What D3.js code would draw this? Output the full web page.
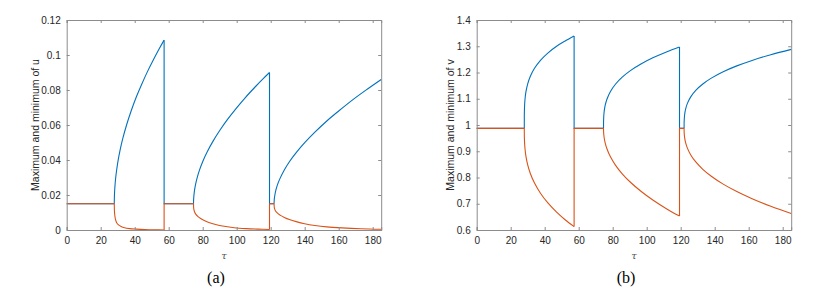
<!DOCTYPE html>
<html lang="en">
  <head>
    <meta charset="utf-8">
    <title>Maximum and minimum of u and v</title>
    <script src="https://d3js.org/d3.v7.min.js"></script>
    <style>
      body { margin: 0; background: #fff; }
      .tick text { font-family: "Liberation Sans", Arial, sans-serif; font-size: 10px; fill: #262626; }
    </style>
  </head>
  <body>
    <div id="chart"></div>
    <script>
      // tau axis
      var TAU_DOMAIN = [0, 185];
      var TAU_TICKS = [0, 20, 40, 60, 80, 100, 120, 140, 160, 180];

      // ---- u panel ----
      var U_DOMAIN = [0, 0.12];
      var U_TICKS = [0, 0.02, 0.04, 0.06, 0.08, 0.1, 0.12];
      var U_EQ = 0.015;
      // plateaus and jumps, as [tau, value]
      var uMaxSteady = [
        [[0, U_EQ], [28, U_EQ]],
        [[57.3, 0.1085], [57.3, U_EQ], [74.6, U_EQ]],
        [[119.3, 0.090], [119.3, U_EQ], [122, U_EQ]]
      ];
      var uMinSteady = [
        [[0, U_EQ], [28, U_EQ]],
        [[57.3, 0], [57.3, U_EQ], [74.6, U_EQ]],
        [[119.3, 0.0003], [119.3, U_EQ], [122, U_EQ]]
      ];
      // periodic branches
      var uMaxBranches = [
        [[28, 0.015], [28.03, 0.018], [28.15, 0.0213], [28.5, 0.0266], [29, 0.0314], [30, 0.0384], [31.4, 0.0456],
         [33, 0.0523], [35.3, 0.0603], [38, 0.0683], [41, 0.0761], [44, 0.0830], [47.5, 0.0905], [51, 0.0973],
         [54.5, 0.1037], [57.3, 0.1085]],
        [[74.6, 0.015], [74.63, 0.0168], [74.75, 0.0188], [75.1, 0.0221], [75.6, 0.0251], [76.6, 0.0294], [78.1, 0.0342],
         [80.1, 0.0393], [82.6, 0.0446], [86.1, 0.0508], [90.1, 0.0570], [94.6, 0.0632], [99.6, 0.0694],
         [105.1, 0.0757], [111.1, 0.0820], [115.6, 0.0865], [119.3, 0.090]],
        [[122, 0.015], [122.03, 0.0163], [122.15, 0.0179], [122.5, 0.0203], [123, 0.0226], [124, 0.0259], [125.5, 0.0295],
         [128, 0.0343], [131, 0.0390], [135, 0.0442], [140, 0.0499], [146, 0.0559], [153, 0.0623], [160, 0.068],
         [168, 0.0742], [176, 0.0799], [185, 0.086]]
      ];
      var uMinBranches = [
        [[28, 0.015], [28.03, 0.0125], [28.1, 0.0105], [28.3, 0.0083], [28.7, 0.0061], [29.4, 0.0042], [30.5, 0.0029],
         [32, 0.0020], [34, 0.0013], [37, 0.0008], [41, 0.0005], [46, 0.00025], [52, 0.0001], [57.3, 0.00003]],
        [[74.6, 0.015], [74.63, 0.0135], [74.7, 0.0125], [74.9, 0.0113], [75.3, 0.0101], [76, 0.0089], [77.1, 0.0078],
         [78.6, 0.0067], [80.6, 0.0056], [83.6, 0.0043], [87.6, 0.0031], [92.6, 0.0021], [98.6, 0.0013],
         [105.6, 0.0008], [112.6, 0.0005], [119.3, 0.0003]],
        [[122, 0.015], [122.03, 0.0138], [122.1, 0.013], [122.3, 0.0121], [122.7, 0.0112], [123.4, 0.0102], [124.5, 0.0092],
         [126, 0.0082], [128, 0.0072], [131, 0.0060], [135, 0.0048], [140, 0.0036], [146, 0.0026], [153, 0.0018],
         [162, 0.0012], [173, 0.0007], [185, 0.0004]]
      ];

      // ---- v panel ----
      var V_DOMAIN = [0.6, 1.4];
      var V_TICKS = [0.6, 0.7, 0.8, 0.9, 1, 1.1, 1.2, 1.3, 1.4];
      var V_EQ = 0.987;
      var vMaxSteady = [
        [[0, V_EQ], [28, V_EQ]],
        [[57.3, 1.339], [57.3, V_EQ], [74.6, V_EQ]],
        [[119.3, 1.297], [119.3, V_EQ], [122, V_EQ]]
      ];
      var vMinSteady = [
        [[0, V_EQ], [28, V_EQ]],
        [[57.3, 0.613], [57.3, V_EQ], [74.6, V_EQ]],
        [[119.3, 0.653], [119.3, V_EQ], [122, V_EQ]]
      ];
      var vMaxBranches = [
        [[28, 0.987], [28.01, 1.028], [28.05, 1.050], [28.2, 1.0785], [28.5, 1.104], [29, 1.128], [30, 1.157],
         [31.5, 1.185], [34, 1.216], [37.5, 1.2465], [42, 1.275], [47, 1.300], [52, 1.320], [57.3, 1.339]],
        [[74.6, 0.987], [74.61, 1.0064], [74.65, 1.0199], [74.8, 1.039], [75.1, 1.0574], [75.6, 1.0755], [76.6, 1.0982],
         [78.6, 1.1268], [81.6, 1.1552], [85.6, 1.1822], [90.6, 1.208], [96.6, 1.2324], [103.6, 1.2559],
         [111.6, 1.2784], [119.3, 1.297]],
        [[122, 0.987], [122.01, 1.0038], [122.05, 1.0155], [122.2, 1.0321], [122.5, 1.048], [123, 1.0637], [124, 1.0834],
         [126, 1.1082], [129, 1.1327], [133, 1.1562], [138, 1.1785], [145, 1.2029], [153, 1.2252], [162, 1.2461],
         [173, 1.2677], [185, 1.288]]
      ];
      var vMinBranches = [
        [[28, 0.987], [28.01, 0.9675], [28.05, 0.9516], [28.2, 0.9278], [28.5, 0.904], [29, 0.8797], [30, 0.8483],
         [31.5, 0.8164], [34, 0.7788], [37.5, 0.7402], [42, 0.7021], [47, 0.6681], [52, 0.6392], [57.3, 0.613]],
        [[74.6, 0.987], [74.61, 0.9806], [74.65, 0.9733], [74.8, 0.9607], [75.1, 0.9466], [75.6, 0.931], [76.6, 0.9094],
         [78.6, 0.8796], [81.6, 0.8472], [85.6, 0.8142], [90.6, 0.7809], [96.6, 0.7476], [103.6, 0.7144],
         [111.6, 0.6813], [119.3, 0.653]],
        [[122, 0.987], [122.01, 0.9788], [122.05, 0.9708], [122.2, 0.9581], [122.5, 0.9445], [123, 0.9301], [124, 0.9109],
         [126, 0.8851], [129, 0.8582], [133, 0.8312], [138, 0.8047], [145, 0.7747], [153, 0.7463], [162, 0.7191],
         [173, 0.6903], [185, 0.663]]
      ];

      var BLUE = "#0072BD";
      var ORANGE = "#D95319";
      var AXIS_COLOR = "#8c8c8c";

      var w = 831;
      var h = 292;

      var svg = d3.select("#chart")
        .append("svg")
          .attr("width", w)
          .attr("height", h);

      function drawPanel(opts) {
        var left = opts.left, top = 20, innerWidth = 314.5, innerHeight = 210;

        var xScale = d3.scaleLinear().domain(TAU_DOMAIN).range([0, innerWidth]);
        var yScale = d3.scaleLinear().domain(opts.yDomain).range([innerHeight, 0]);

        var g = svg.append("g").attr("transform", `translate(${left},${top})`);

        var smooth = d3.line()
          .x(function(d) { return xScale(d[0]); })
          .y(function(d) { return yScale(d[1]); })
          .curve(d3.curveCatmullRom.alpha(0.5));
        var straight = d3.line()
          .x(function(d) { return xScale(d[0]); })
          .y(function(d) { return yScale(d[1]); });

        // max first, min drawn on top
        [[opts.maxSteady, opts.maxBranches, BLUE], [opts.minSteady, opts.minBranches, ORANGE]].forEach(function(s) {
          s[0].forEach(function(seg) {
            g.append("path").attr("d", straight(seg))
              .attr("fill", "none").attr("stroke", s[2]).attr("stroke-width", 1.1);
          });
          s[1].forEach(function(seg) {
            g.append("path").attr("d", smooth(seg))
              .attr("fill", "none").attr("stroke", s[2]).attr("stroke-width", 1.1);
          });
        });

        // box axes, ticks pointing inward
        var xb = g.append("g").attr("transform", `translate(0,${innerHeight})`)
          .call(d3.axisBottom(xScale).tickValues(TAU_TICKS).tickSize(-3).tickPadding(7).tickFormat(d3.format("d")));
        var xt = g.append("g")
          .call(d3.axisTop(xScale).tickValues(TAU_TICKS).tickSize(-3).tickFormat(""));
        var yl = g.append("g")
          .call(d3.axisLeft(yScale).tickValues(opts.yTicks).tickSize(-3).tickPadding(6).tickFormat(opts.fmt));
        var yr = g.append("g").attr("transform", `translate(${innerWidth},0)`)
          .call(d3.axisRight(yScale).tickValues(opts.yTicks).tickSize(-3).tickFormat(""));
        [xb, xt, yl, yr].forEach(function(a) {
          a.select(".domain").attr("stroke", AXIS_COLOR).attr("stroke-width", 1);
          a.selectAll(".tick line").attr("stroke", AXIS_COLOR);
        });

        g.append("text")
          .text("Maximum and minimum of " + opts.varName)
          .attr("transform", `translate(${opts.ylabelX - left},${innerHeight / 2}) rotate(-90)`)
          .attr("text-anchor", "middle")
          .attr("dy", "0.35em")
          .style("font-family", "Liberation Sans, Arial, sans-serif")
          .style("font-size", "10.5px")
          .style("fill", "#262626");

        g.append("text")
          .text("\u03C4")
          .attr("x", innerWidth / 2)
          .attr("y", innerHeight + 29)
          .attr("text-anchor", "middle")
          .style("font-family", "DejaVu Serif, serif")
          .style("font-style", "italic")
          .style("font-size", "10px")
          .style("fill", "#555");

        svg.append("text")
          .text(opts.caption)
          .attr("x", opts.captionX)
          .attr("y", 283)
          .attr("text-anchor", "middle")
          .style("font-family", "Liberation Serif, Times New Roman, serif")
          .style("font-size", "16px")
          .style("fill", "#000");
      }

      drawPanel({
        left: 66.7, yDomain: U_DOMAIN, yTicks: U_TICKS, fmt: function(d) { return d === 0 ? "0" : String(+d.toFixed(2)); },
        maxSteady: uMaxSteady, minSteady: uMinSteady, maxBranches: uMaxBranches, minBranches: uMinBranches,
        varName: "u", ylabelX: 35.5, caption: "(a)", captionX: 216
      });

      drawPanel({
        left: 476.7, yDomain: V_DOMAIN, yTicks: V_TICKS, fmt: function(d) { return String(+d.toFixed(1)); },
        maxSteady: vMaxSteady, minSteady: vMinSteady, maxBranches: vMaxBranches, minBranches: vMinBranches,
        varName: "v", ylabelX: 450, caption: "(b)", captionX: 626
      });
    </script>
  </body>
</html>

| Task objective |
Restate each line from the start of the listing through the line bearing "140, 160, 180];" word for word. Drop the pictures.

| Task response |
What D3.js code would draw this? Output the full web page.
<!DOCTYPE html>
<html lang="en">
  <head>
    <meta charset="utf-8">
    <title>Maximum and minimum of u and v</title>
    <script src="https://d3js.org/d3.v7.min.js"></script>
    <style>
      body { margin: 0; background: #fff; }
      .tick text { font-family: "Liberation Sans", Arial, sans-serif; font-size: 10px; fill: #262626; }
    </style>
  </head>
  <body>
    <div id="chart"></div>
    <script>
      // tau axis
      var TAU_DOMAIN = [0, 185];
      var TAU_TICKS = [0, 20, 40, 60, 80, 100, 120, 140, 160, 180];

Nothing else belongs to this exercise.